After each wedding when I am looking through the images, the 50A shots are in a league of their own. My copy hits more accurately and consistently than my 135L. Love it.


----------



## YuengLinger (Nov 25, 2014)

Dustin, thank you for taking the time to do such a thorough, thoughtful review. At first I thought it was going to be a praise-fest, but you went right at the one unsettling issue with this lens, occasionally aggravating AF flakiness. The many sample shots are also much appreciated.

Only one comment in your review seemed a bit off key, the notion that customers don't embrace the dock because it is technologically "overwhelming." While this is true in some cases, I'd guess many customers have no problems using much more complicated gear and systems, such as multiple brands of lights and remote triggers during tethered shoots. AFMA in camera is a great advance for those of us who value sharpness and often shoot at wide apertures, and we pay plenty for bodies and lenses that can work properly together without adding another gadget and more time-consuming adjustments.

On the other hand, for owners of bodies without AFMA, the dock is also a great advance.

From my experience with the 50mm Art, which I returned to the seller and will buy again only after a firmware update, your lengthy discussion of its AF issues is accurate and refreshing. (And I am a completely satisfied owner of the 35mm Art.)

Again, Dustin, thank you!


----------



## Hill Benson (Nov 26, 2014)

I have never experienced the 50 1.2L to miss focus as bad as the example he provided whilst using the 50 Art. This would make me a bit nervous about using it for professional use.

If your all about sharpness, low distortion and you have the time to deal with the inconsistencies in AF, I think the Sigma 50 Art is an amazing bang for buck lens.


----------



## bholliman (Nov 26, 2014)

A terrific review as usual Dustin. Very thorough and objective. This lens interest me but the AF issues have kept me away, and will continue to after reading your review. 

I also love my 35mm f/2 IS lens and am hoping Canon comes out with a 50mm f/1.8 IS with similar IQ and size.


----------



## infared (Nov 26, 2014)

Love the new Sigma 50mm!
Great, fair review, too.
I returned my first copy of the lens as the focus was all over the place.
My second copy was a completely different experience. Needed a little tweaking with the Sigma Dock...and after that the AF performs as good of better as any of my Canon L glass. The lens is so special in sharpness and the way that it renders that I feel it deserved my extra efforts.


----------



## zlatko (Nov 26, 2014)

bholliman said:


> I also love my 35mm f/2 IS lens and am hoping Canon comes out with a 50mm f/1.8 IS with similar IQ and size.



Me too!

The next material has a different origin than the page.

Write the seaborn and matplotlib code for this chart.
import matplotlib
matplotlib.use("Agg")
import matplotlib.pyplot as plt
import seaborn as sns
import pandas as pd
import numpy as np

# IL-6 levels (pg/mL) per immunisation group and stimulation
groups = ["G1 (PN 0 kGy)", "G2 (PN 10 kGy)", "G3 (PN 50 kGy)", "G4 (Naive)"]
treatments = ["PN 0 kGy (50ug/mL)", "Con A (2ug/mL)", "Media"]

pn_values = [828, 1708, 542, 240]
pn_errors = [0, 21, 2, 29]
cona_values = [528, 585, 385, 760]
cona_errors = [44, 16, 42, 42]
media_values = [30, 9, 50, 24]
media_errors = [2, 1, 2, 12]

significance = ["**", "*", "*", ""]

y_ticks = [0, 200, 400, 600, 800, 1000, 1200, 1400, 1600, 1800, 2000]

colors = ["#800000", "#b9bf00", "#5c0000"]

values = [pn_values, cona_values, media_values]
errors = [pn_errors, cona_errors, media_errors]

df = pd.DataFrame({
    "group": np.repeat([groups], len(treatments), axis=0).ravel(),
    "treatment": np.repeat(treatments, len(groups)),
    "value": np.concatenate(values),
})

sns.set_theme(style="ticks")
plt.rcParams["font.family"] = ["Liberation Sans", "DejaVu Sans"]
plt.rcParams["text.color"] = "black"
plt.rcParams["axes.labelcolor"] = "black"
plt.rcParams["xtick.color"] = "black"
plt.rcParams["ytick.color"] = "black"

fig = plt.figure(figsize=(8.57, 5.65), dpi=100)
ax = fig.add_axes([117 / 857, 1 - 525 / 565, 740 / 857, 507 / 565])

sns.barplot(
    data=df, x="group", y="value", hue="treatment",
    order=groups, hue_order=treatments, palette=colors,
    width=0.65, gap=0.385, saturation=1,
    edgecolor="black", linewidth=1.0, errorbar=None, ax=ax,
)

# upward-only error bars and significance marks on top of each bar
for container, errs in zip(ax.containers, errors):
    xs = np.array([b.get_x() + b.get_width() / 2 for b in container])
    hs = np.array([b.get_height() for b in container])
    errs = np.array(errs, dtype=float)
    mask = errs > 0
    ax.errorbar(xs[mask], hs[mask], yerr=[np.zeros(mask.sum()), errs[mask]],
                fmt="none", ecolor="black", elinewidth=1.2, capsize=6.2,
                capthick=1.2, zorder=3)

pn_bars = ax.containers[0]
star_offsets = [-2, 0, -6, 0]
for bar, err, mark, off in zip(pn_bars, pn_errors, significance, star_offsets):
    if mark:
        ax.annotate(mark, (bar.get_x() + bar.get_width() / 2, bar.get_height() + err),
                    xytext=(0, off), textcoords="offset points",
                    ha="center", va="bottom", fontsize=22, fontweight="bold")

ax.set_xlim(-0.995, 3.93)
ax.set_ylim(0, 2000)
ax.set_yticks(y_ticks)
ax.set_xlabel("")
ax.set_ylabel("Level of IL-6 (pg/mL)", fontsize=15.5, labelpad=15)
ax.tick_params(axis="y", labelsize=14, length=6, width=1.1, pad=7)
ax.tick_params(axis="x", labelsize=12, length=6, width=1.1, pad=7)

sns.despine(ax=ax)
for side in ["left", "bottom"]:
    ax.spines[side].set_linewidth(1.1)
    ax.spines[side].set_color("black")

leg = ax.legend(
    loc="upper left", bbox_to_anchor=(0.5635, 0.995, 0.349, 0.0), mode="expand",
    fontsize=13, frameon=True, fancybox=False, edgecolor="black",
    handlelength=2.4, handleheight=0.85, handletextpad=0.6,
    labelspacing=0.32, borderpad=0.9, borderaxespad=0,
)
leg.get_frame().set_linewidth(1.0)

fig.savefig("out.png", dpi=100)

I hope Canon comes out with a 50/1.8 IS with IQ as good as the 35/2 IS. I'd even be happy with a 50/2 IS if the IQ were great. I also hope that Canon updates the old design of the 50/1.4, improving the IQ and AF, but not making it much bigger or not bigger at all.


----------



## Hjalmarg1 (Nov 26, 2014)

My previous experience with Sigma wasn't bad. Like Dustin, I also love my 35mm f/2 IS lens and am hoping Canon comes out with a 50mm f/1.8 IS with similar IQ, weight and size of the stabilized 24/28/35 lenses. 
If Canon adds IS to the 85mm f1.8 (and less CA) and the 135L will be also temptative.


----------



## Eldar (Nov 26, 2014)

Good review Dustin, and I believe you gave the AF issue proper room. I sold my 35 Art for AF inconsistency and I returned both 50 Art for the same reason. Apparently some copies are better than the ones I had, but still ...

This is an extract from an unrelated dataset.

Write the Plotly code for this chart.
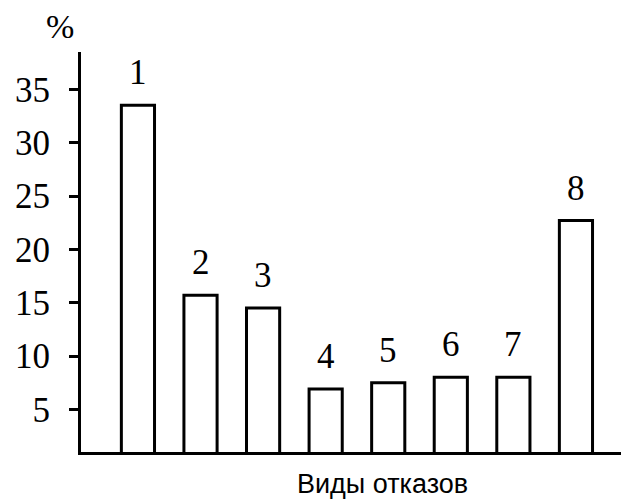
import plotly.graph_objects as go

# Failure types and their share, %
categories = [1, 2, 3, 4, 5, 6, 7, 8]
labels = ["1", "2", "3", "4", "5", "6", "7", "8"]
shares = [33.5, 15.7, 14.5, 6.9, 7.5, 8.0, 8.0, 22.7]
tick_values = [5, 10, 15, 20, 25, 30, 35]

serif = "Liberation Serif"
sans = "Liberation Sans"

fig = go.Figure(
    go.Bar(
        x=categories,
        y=shares,
        width=0.53,
        marker=dict(color="white", line=dict(color="black", width=3)),
        hoverinfo="skip",
    )
)

# Number of each failure type above its bar
for x, y, t in zip(categories, shares, labels):
    fig.add_annotation(
        x=x, y=y, text=t, showarrow=False,
        xanchor="center", yanchor="bottom", yshift=11,
        font=dict(family=serif, size=35, color="black"),
    )

fig.add_annotation(
    xref="paper", yref="paper", x=-0.039, y=1.0,
    text="%", showarrow=False, xanchor="center", yanchor="bottom",
    yshift=5,
    font=dict(family=serif, size=34, color="black"),
)

# Axis caption under the horizontal axis
fig.add_annotation(
    xref="paper", yref="paper", x=0.558, y=0,
    text="Виды отказов", showarrow=False, xanchor="center", yanchor="top",
    yshift=-15,
    font=dict(family=sans, size=27, color="black"),
)

fig.update_layout(
    width=628, height=499,
    margin=dict(l=81, r=7, t=52, b=47),
    paper_bgcolor="white", plot_bgcolor="white",
    showlegend=False,
    xaxis=dict(
        range=[0.09, 8.72], showticklabels=False, ticks="",
        showgrid=False, zeroline=False,
        showline=True, linecolor="black", linewidth=3,
    ),
    yaxis=dict(
        range=[1.0, 38.5], tickvals=tick_values,
        ticks="outside", ticklen=9, tickwidth=3, tickcolor="black",
        ticklabelstandoff=12,
        tickfont=dict(family=serif, size=35, color="black"),
        showgrid=False, zeroline=False,
        showline=True, linecolor="black", linewidth=3,
    ),
)

fig.write_html("out.html")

I also tend to agree on the dock. To me, it was quite a bit of trial and error, to figure out how the scale worked. And when adding inconsistent AF to the equation, it became close to impossible to get it right.

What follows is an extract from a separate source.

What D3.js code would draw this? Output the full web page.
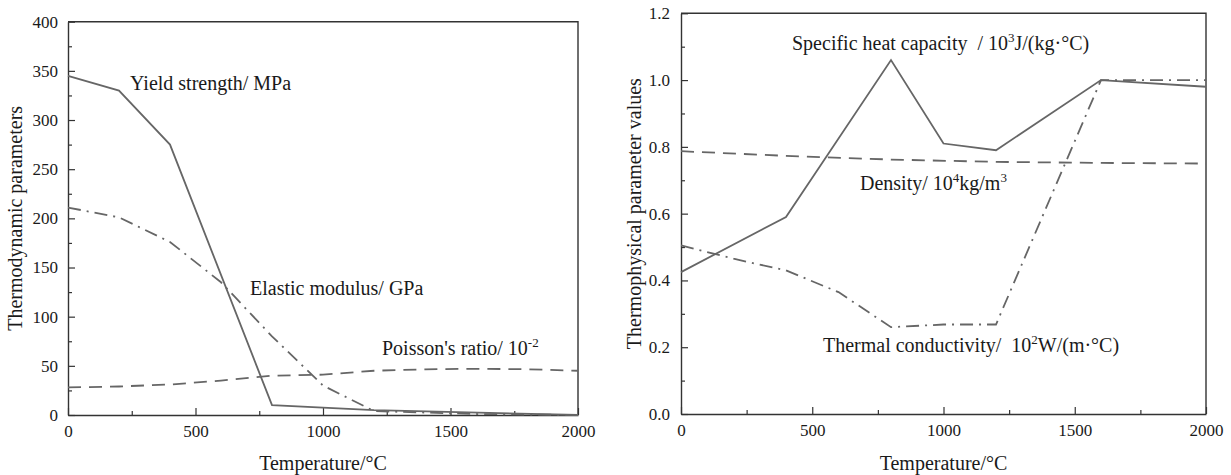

But optically this lens is phenomenal for the price. If Sigma can prove they have fixed the AF issues, I´ll buy it again.


----------



## DomTomLondon (Nov 26, 2014)

I'm very tempted by the Sigma, as I want a 50mm lens. But the focus issues and size of the Art lens bother me.
I'm going to keep my money in the bank until Canon come out with an update to the 50 1.4, which was okay (I owned it for 8 years) but needs to be more like the 35f2IS.


----------



## DominoDude (Nov 26, 2014)

Well done, Dustin!
A balanced and unbiased review that should be very useful for potential buyers of a standard prime.


----------



## TWI by Dustin Abbott (Nov 26, 2014)

Thanks, everyone, for the nice feedback. P.S. My comments regarding the USB dock were not intended to suggest that no one would like using it (I say otherwise), but rather that some users might find this "extra step" in lens ownership somewhat overwhelming.


----------



## infared (Nov 26, 2014)

TWI by Dustin Abbott said:


> Thanks, everyone, for the nice feedback. P.S. My comments regarding the USB dock were not intended to suggest that no one would like using it (I say otherwise), but rather that some users might find this "extra step" in lens ownership somewhat overwhelming.



LOL!...not only that...it is somewhat of a saga to pay $950 for a lens, send a copy back, get another copy and then that one being good I have to take my time to do a through test (again) and then fine-tune the lens on the dock. 
Phew! I think it was worth it....because when I use the lens it WOW's me ...but that is an awful lot of my time to get something right that I spent $950 on? I would do it again..but this is supposed to be a well-paid-for, precision instrument...I cannot help but think I am doing a whole lot of work and giving of my time that should have been handled by Sigma... One positive note is that the lens is dialed in just for my camera body...and I know they can vary...so it is kind of a mixed mess...but in my case I did finally have a good outcome. 
The lens is great!!!!

Oh...and Dustin...THANKS sooo much for including the link for the "Show Focus Points" plug-in for Lightroom!
That is just a valuable tool to have as the only other place I could check up on myself and my camera AF at time of capture was in-camera or with the Canon image software which I rarely use, if ever. That is just so cool to have loaded in LR where I do a lot of my post processing.


----------



## Peerke (Nov 26, 2014)

bholliman said:


> I also love my 35mm f/2 IS lens and am hoping Canon comes out with a 50mm f/1.8 IS with similar IQ and size.



+1. Could not agree more 8).


----------



## TWI by Dustin Abbott (Nov 26, 2014)

infared said:


> TWI by Dustin Abbott said:
> 
> 
> > Thanks, everyone, for the nice feedback. P.S. My comments regarding the USB dock were not intended to suggest that no one would like using it (I say otherwise), but rather that some users might find this "extra step" in lens ownership somewhat overwhelming.
> ...



My pleasure. I have found it to be a great tool to have for evaluating images...and obviously very handy for my review purposes.


----------